Emily Gatehouse reflects on the third Andrew Lloyd Webber Foundation Training Programme session

16 March 2016

Choosing a career in the arts is a difficult decision to make, because we are fully aware of the issues and complications that come with this decision before we have even started. Therefore, it was wonderful to be surrounded, and supported, by all those involved in this year’s third Andrew Lloyd Webber Foundation Training Event in Glasgow as part of the Weston Jerwood Creative Bursaries. The topic of this event focused on the life cycle of various different projects – but I feel the event covered so much more than that.

After many introductions, and a number of wonderful presentations from those involved in the bursary programme, we took part in cultural speed dating with a number of arts professionals who were involved in the productions featured in this event. At the start of the day we selected three people we wanted to “speed date” for 15mins. I chose Katie Nicoll, an independent producer, Claire Moran, Producer for Cryptic and Caroline Newall, Director of Artistic Development for the National Theatre of Scotland (I think you can see where my current interests lie – producing and theatre). Each woman gave me sound advice from their own difinition of the role of producer, to career guidance about the risks of finding your niche too soon, to ensure you develop many employable and appealing skills. But one comment I strongly recollect was from Caroline Newall who said:

There are no professional qualifications for us, and so we have to create our own career path and have to teach ourselves.

It held such a resonance with me because it is so true.
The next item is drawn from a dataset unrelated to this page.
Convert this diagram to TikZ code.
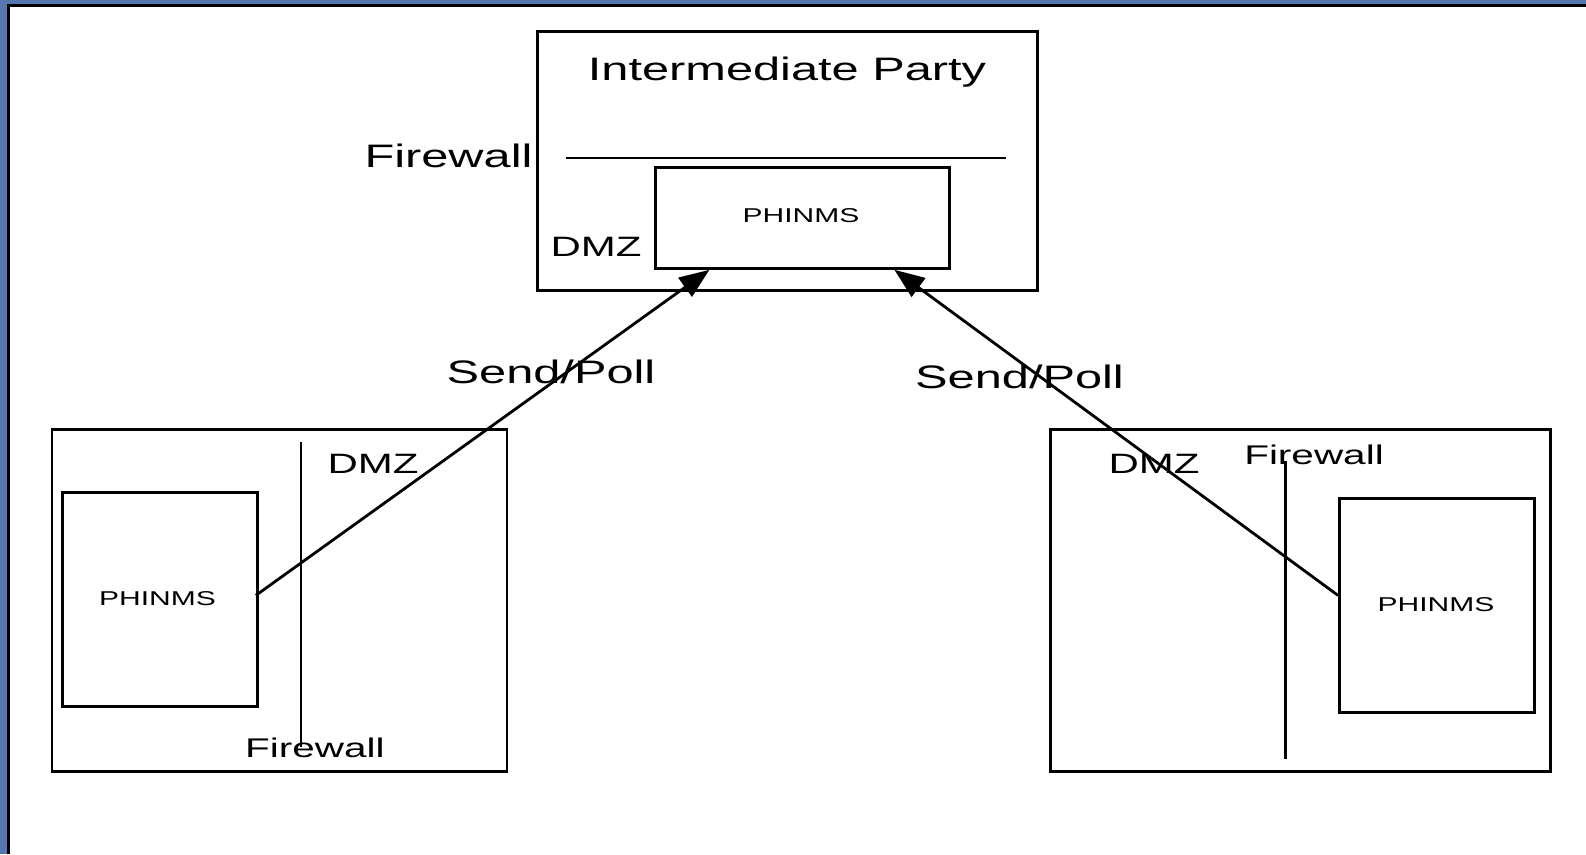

With working, especially in the arts, you need to be in the right place, at the right time, with the right contacts and the right skill set to pursue your career. The only way you can assure these factors fall into place is if you actively make them occur. It is why training events and opportunities like the Weston Jerwood Creative Bursaries are so important for those of us pursuing this career, and for us to make the most of them. I am very glad to have had this opportunity. It has allowed me to meet and learn from many people, who are all working together in order to strengthen the impact that the arts can have.